ABSTRACT

While Nigerian author Buchi Emecheta was publishing In the Ditch (1972), Second-Class Citizen (1974), The Joys of Motherhood (1975), The Bride Price (1976), and The Slave Girl (1977), the adult novels which brought her international acclaim in the late 1970s and early 1980s, she was concurrently publishing books labelled as ‘young adult’: The Wrestling Match (1980) and The Moonlight Bricle (1983). Slices of life set in Western Igbo villages, these two books foreground intracommunal, particularly adolescent, dilemmas that are minor compared to those in the books for adults. In trying to establish his own footing in the village, Okei, the teenage protagonist of The Wrestling Match, metaphorically wrestles with the elders—male and female—with girls his own age, with boys his own age, and with educational differences between those who know no English and those, like himself, who know a little.

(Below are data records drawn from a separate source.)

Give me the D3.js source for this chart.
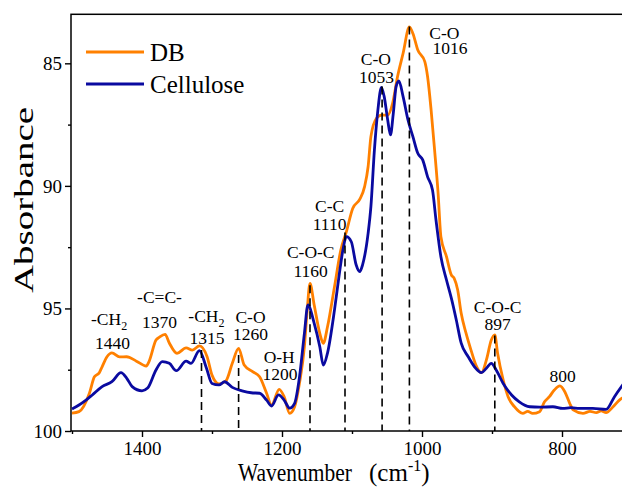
<!DOCTYPE html>
<html>
<head>
<meta charset="utf-8">
<script src="https://cdn.jsdelivr.net/npm/d3@7"></script>
<style>
  body { margin: 0; background: #fff; }
  svg { display: block; }
  svg text { font-family: "Liberation Serif", Tinos, "Times New Roman", Times, serif; }
</style>
</head>
<body>
<div id="chart"></div>
<script>
// FTIR spectra, wavenumber (cm-1) vs absorbance
const dbWn = [1500, 1490, 1475, 1468, 1461, 1457, 1450, 1443, 1432, 1422, 1408, 1394, 1390, 1380, 1375, 1367, 1361, 1350, 1337, 1328,
  1318, 1307, 1300, 1290, 1280, 1271, 1262, 1254, 1242, 1232, 1222, 1215, 1204, 1197, 1189, 1182, 1175, 1168, 1164, 1160,
  1154, 1146, 1141, 1135, 1125, 1116, 1108, 1099, 1089, 1082, 1077, 1073, 1065, 1058, 1049, 1042, 1035, 1027, 1018, 1013,
  1006, 996, 992, 987, 982, 977, 973, 965, 958, 954, 949, 944, 937, 930, 923, 915, 908, 901, 896, 892,
  884, 877, 868, 856, 849, 842, 832, 825, 818, 811, 803, 796, 789, 784, 770, 760, 751, 744, 737, 727, 718, 705];
const dbAbs = [99.27, 99.21, 98.45, 97.79, 97.62, 97.38, 96.97, 96.81, 96.98, 96.97, 97.15, 97.35, 97.17, 96.29, 96.17, 96.06, 96.41, 96.83, 96.61, 96.70,
  96.53, 96.97, 97.72, 98.08, 97.95, 97.24, 96.63, 97.31, 97.58, 97.79, 98.46, 98.94, 98.30, 98.60, 99.28, 99.01, 98.04, 96.56, 95.06, 93.98,
  94.86, 96.02, 96.42, 95.75, 94.11, 92.62, 91.87, 90.92, 90.55, 90.03, 89.22, 87.99, 87.24, 87.11, 87.11, 86.63, 85.55, 84.59, 83.51, 83.78,
  84.46, 84.93, 85.55, 86.90, 88.54, 90.30, 92.07, 92.89, 93.64, 93.77, 94.25, 95.20, 96.02, 96.70, 97.31, 97.62, 97.10, 96.29, 96.08, 96.83,
  97.92, 98.60, 99.01, 99.28, 99.20, 99.28, 99.21, 98.81, 98.60, 98.33, 98.16, 98.40, 98.87, 99.14, 99.28, 99.20, 99.25, 99.18, 99.25, 99.01, 98.74, 98.50];

const celWn = [1500, 1490, 1480, 1471, 1457, 1443, 1430, 1422, 1414, 1400, 1392, 1380, 1371, 1361, 1351, 1337, 1330, 1318, 1308, 1300,
  1290, 1282, 1271, 1257, 1244, 1232, 1222, 1215, 1205, 1197, 1189, 1182, 1175, 1168, 1163, 1154, 1146, 1141, 1135, 1125,
  1118, 1113, 1108, 1101, 1094, 1089, 1085, 1077, 1073, 1068, 1063, 1058, 1054, 1049, 1045, 1041, 1037, 1033, 1027, 1020,
  1013, 1006, 999, 992, 985, 980, 973, 965, 958, 951, 944, 934, 925, 915, 908, 901, 894, 884, 872, 861,
  846, 832, 813, 799, 787, 775, 756, 737, 725, 715, 705];
const celAbs = [99.10, 98.94, 98.74, 98.53, 98.19, 97.99, 97.62, 97.84, 98.19, 98.36, 98.25, 97.51, 97.17, 97.24, 97.54, 97.15, 97.24, 96.72, 97.43, 98.06,
  98.12, 97.99, 98.22, 98.36, 98.44, 98.46, 98.74, 98.98, 98.53, 98.74, 99.07, 98.87, 97.79, 96.02, 94.86, 95.61, 96.56, 97.31, 96.82, 95.06,
  93.57, 92.62, 92.07, 92.28, 93.23, 93.50, 93.23, 91.94, 90.85, 88.54, 86.90, 85.98, 86.36, 87.31, 87.92, 87.04, 85.95, 85.72, 86.36, 87.31,
  87.99, 88.67, 88.94, 89.63, 90.17, 91.39, 92.89, 93.84, 94.59, 95.47, 96.42, 96.97, 97.38, 97.62, 97.44, 97.24, 97.51, 98.06, 98.53, 98.81,
  99.01, 99.03, 99.01, 99.08, 99.05, 99.08, 99.08, 99.12, 98.60, 98.19, 97.80];

// assigned bands: dashed marker position and its top (absorbance)
const peakWn = [1315, 1262, 1160, 1110, 1057, 1018, 896];
const peakTop = [96.7, 96.9, 94.05, 91.9, 85.95, 83.5, 96.1];

// annotation text, anchored in data units (centre wavenumber, baseline absorbance of each line)
const bandName = ["-CH_2", "-C=C-", "-CH_2", "C-O", "O-H", "C-O-C", "C-C", "C-O", "C-O", "C-O-C", ""];
const bandNum = ["1440", "1370", "1315", "1260", "1200", "1160", "1110", "1053", "1016", "897", "800"];
const nameWn = [1447, 1375, 1308, 1245, 1204, 1159, 1132, 1066, 968, 892, 799];
const numWn = [1442, 1375, 1307, 1245, 1203, 1159, 1132, 1065, 960, 892, 799];
const nameAbs = [95.68, 94.78, 95.55, 95.60, 97.23, 92.94, 91.07, 85.07, 84.01, 95.19, null];
const numAbs = [96.66, 95.80, 96.47, 96.29, 97.92, 93.72, 91.80, 85.80, 84.62, 95.88, 98.0];

const seriesNames = ["DB", "Cellulose"];
const seriesColors = ["#FF8000", "#0A0AA0"];

const xTicks = [1400, 1200, 1000, 800];
const xMinor = [1500, 1300, 1100, 900, 700];
const yTicks = [85, 90, 95, 100];
const yMinor = [87.5, 92.5, 97.5];

const width = 622, height = 488;
const x = d3.scaleLinear().domain([1500, 700]).range([72, 632]);
const y = d3.scaleLinear().domain([83, 100]).range([14.3, 431]);

const svg = d3.select("#chart").append("svg")
  .attr("width", width)
  .attr("height", height);

svg.append("rect").attr("width", width).attr("height", height).attr("fill", "#fff");

// axes
const gx = svg.append("g").attr("transform", `translate(0,${y(100)})`)
  .call(d3.axisBottom(x).tickValues(xTicks).tickSize(6).tickFormat(d3.format("d")));
svg.append("g").attr("transform", `translate(0,${y(100)})`)
  .call(d3.axisBottom(x).tickValues(xMinor).tickSize(3).tickFormat(""));
const gy = svg.append("g").attr("transform", `translate(${x(1500) - 1},0)`)
  .call(d3.axisLeft(y).tickValues(yTicks).tickSize(6));
svg.append("g").attr("transform", `translate(${x(1500) - 1},0)`)
  .call(d3.axisLeft(y).tickValues(yMinor).tickSize(3).tickFormat(""));

svg.selectAll(".domain").remove();
svg.selectAll(".tick line").attr("stroke", "#000").attr("stroke-width", 1.4);
gx.attr("font-family", null).selectAll("text").attr("font-size", 19).attr("fill", "#000").attr("dy", null).attr("y", 24);
gy.attr("font-family", null).selectAll("text").attr("font-size", 19).attr("fill", "#000").attr("x", -9).attr("dy", "0.34em");

// frame
svg.append("rect")
  .attr("x", x(1500) - 1).attr("y", y(83))
  .attr("width", x(700) - x(1500) + 1).attr("height", y(100) - y(83))
  .attr("fill", "none").attr("stroke", "#000").attr("stroke-width", 1.5);

// curves
const line = d3.line().x(d => x(d[0])).y(d => y(d[1])).curve(d3.curveMonotoneX);
const series = [d3.zip(dbWn, dbAbs), d3.zip(celWn, celAbs)];
svg.append("g").selectAll("path")
  .data(series)
  .join("path")
    .attr("d", line)
    .attr("fill", "none")
    .attr("stroke", (d, i) => seriesColors[i])
    .attr("stroke-width", 2.8)
    .attr("stroke-linejoin", "round");

// dashed band markers
svg.append("g").selectAll("line")
  .data(peakWn)
  .join("line")
    .attr("x1", d => x(d)).attr("x2", d => x(d))
    .attr("y1", (d, i) => y(peakTop[i])).attr("y2", y(100))
    .attr("stroke", "#000").attr("stroke-width", 1.6)
    .attr("stroke-dasharray", "8,5");

// band labels
const ann = svg.append("g").attr("font-size", 17.5).attr("text-anchor", "middle").attr("fill", "#000");
bandNum.forEach((num, i) => {
  const name = bandName[i];
  if (name) {
    const t = ann.append("text").attr("x", x(nameWn[i])).attr("y", y(nameAbs[i]));
    const parts = name.split("_");
    t.append("tspan").text(parts[0]);
    if (parts[1]) t.append("tspan").attr("font-size", 12).attr("dy", 5).text(parts[1]);
  }
  ann.append("text").attr("x", x(numWn[i])).attr("y", y(numAbs[i])).text(num);
});

// legend
const leg = svg.append("g");
seriesNames.forEach((name, i) => {
  const ly = 52 + i * 32;
  leg.append("line").attr("x1", 86).attr("x2", 144).attr("y1", ly).attr("y2", ly)
    .attr("stroke", seriesColors[i]).attr("stroke-width", 2.8);
  leg.append("text").attr("x", 150).attr("y", ly + 9).attr("font-size", 25).text(name);
});

// axis titles
svg.append("text")
  .attr("transform", `translate(33,200) rotate(-90)`)
  .attr("text-anchor", "middle")
  .attr("font-size", 28)
  .attr("textLength", 186).attr("lengthAdjust", "spacingAndGlyphs")
  .text("Absorbance");

const xt = svg.append("text").attr("x", 238).attr("y", 481).attr("font-size", 25);
xt.append("tspan").attr("textLength", 114).attr("lengthAdjust", "spacingAndGlyphs").text("Wavenumber");
xt.append("tspan").attr("x", 369).text("(cm");
xt.append("tspan").attr("font-size", 16).attr("dy", -10).text("-1");
xt.append("tspan").attr("dy", 10).text(")");
</script>
</body>
</html>
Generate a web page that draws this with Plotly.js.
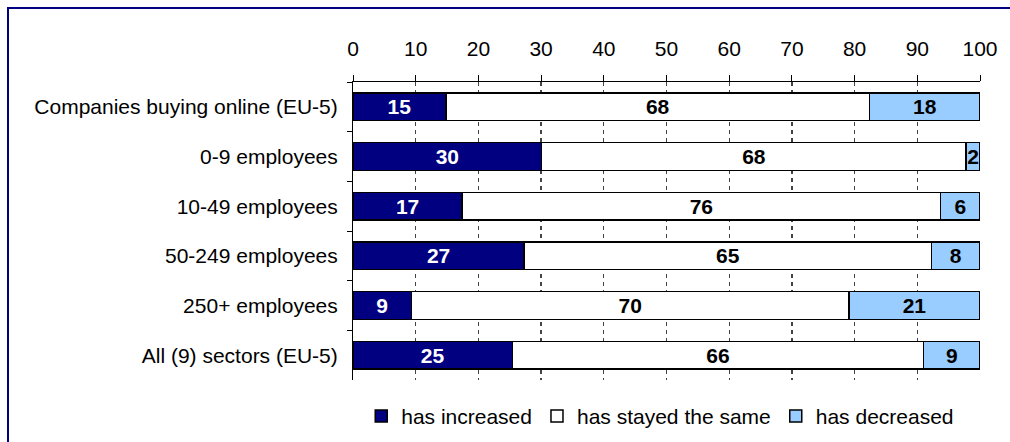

Okei and his cohorts also wrestle with the elders, boys, and girls of a neighboring compound. A real wrestling match is the book’s climax; through this age-old Igbo means of determining one’s standing, tradition accomplishes reconciliation. The Moonlight Bride centers on two adolescent girls and their attempts to discover the secret behind the arrival of a new bride into the village. Once again, the entire village is involved, and, once again, with the climactic arrival and acceptance of the bride the book concludes with reconciliation to tradition. I will discuss issues in these books more fully below. For the moment, I need only say that, while not devoid of social criticism, in contrast to Emecheta’s adult novels, these books for young readers are much milder.